Definition and decidability of bounded quantifiers Consider quantifier-free formulas $P(x,y) = Q(x,y)$ of Peano arithmetic. 
Consider $P(x,y),Q(x,y)$ to be terms composed of variables $x,y, \operatorname{succ}, +, \times$. 
Note that these are equivalent with polynomials $P(x,y),Q(x,y) \in \mathbb{Z}_+[x,y]$. 
Let $R(x)$ be correspondingly a term, resp. a polynomial in $\mathbb{Z}_+[x]$.
The quantifier of a formula $(\exists y)\ P(x,y) = Q(x,y)$ is bounded if there is a polynomial $R(y)$ such that 
$$(\forall x)\Big(\big( (\exists y)\ P(x,y) = Q(x,y) \big) \rightarrow \big( y \leq R(x) \big)\Big)$$
which is equivalent with
$$(\forall x)\Big(\big( (\exists y)\ P(x,y) = Q(x,y) \big) \rightarrow \big((\exists z)\ y + z = R(x)\big)\Big)$$
which is a pure PA sentence again.
(Note that the righthand side of $\rightarrow$ is a only a shorthand!)
I wonder: 


*

*Is this the correct definition of a bounded quantifier?

*Has the defining sentence to be true or provable?

*Is the property of a sentence to have a bounded quantifier decidable?
 A: 
Is this the correct definition of a bounded quantifier?

I would say you are talking about "boundable" existential quantifiers, rather than bounded quantifiers. 
It is true that terms in Peano arithmetic are polynomials, so in the language of Peano arithmetic if we have a bounded quantifier $(\exists x < t(y)) R(x,y)$ then $t(y)$ is a polynomial in $y$. 
You have defined what it means to be able to replace the existential quantifier in $(\forall y)(\exists x)R(x,y)$ with a bounded quantifier.

Has the defining sentence to be true or provable?

You will get two different notions depending whether you want to defining sentence to be true or provable.
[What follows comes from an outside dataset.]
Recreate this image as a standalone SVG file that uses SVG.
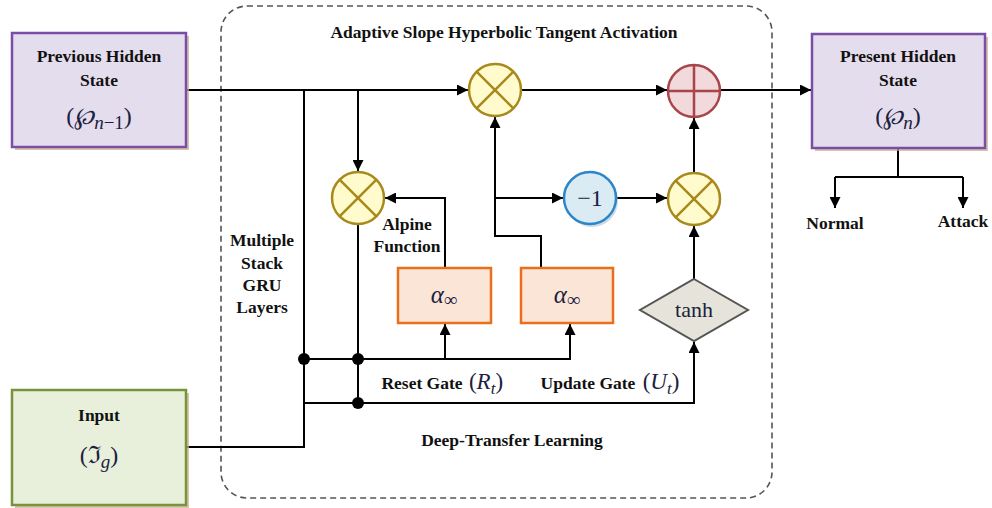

This follows from the next answer. 

Is the property of a sentence to have a bounded quantifier decidable?

No. Let $P(y)$ be any formula with one free variable $y$. Let $S(x,y)$ be a formula such that it is satisfied only when $x = 2^y$. Let $R(x,y)$ be 
$$[x = 0 \land (\forall z < y) P(z)] \lor [S(x,y) \land  (\exists z < y)\lnot P(z)].$$ 
Note that $(\forall y)(\exists x)R(x,y)$ holds, provably in PA. But the quantifier is boundable (by a polynomial) if and only if $(\forall y)P(y)$ holds. And the quantifier is provably boundable if and only if $(\forall y)P(y)$ is provable. In general, the latter two are not equivalent. 
A: In general, a bounded quantifier is the abbreviation of a "standard" first-order formula like :

$\forall x (Px \rightarrow Qx)$

which we can abbreviate in slightly different forms according to the contexts :


*

*set theory : $\forall x \in P : Qx$, which is : $\forall x(x \in P \rightarrow Qx)$;

*(formal) arithmetic : $\forall x \le n : Qx$, which is : $\forall x (x \le n \rightarrow Qx)$.
Thus, if we consider the second case, we can "unwind" it as :

$\forall x (\exists y (n = x +y)\rightarrow Qx)$.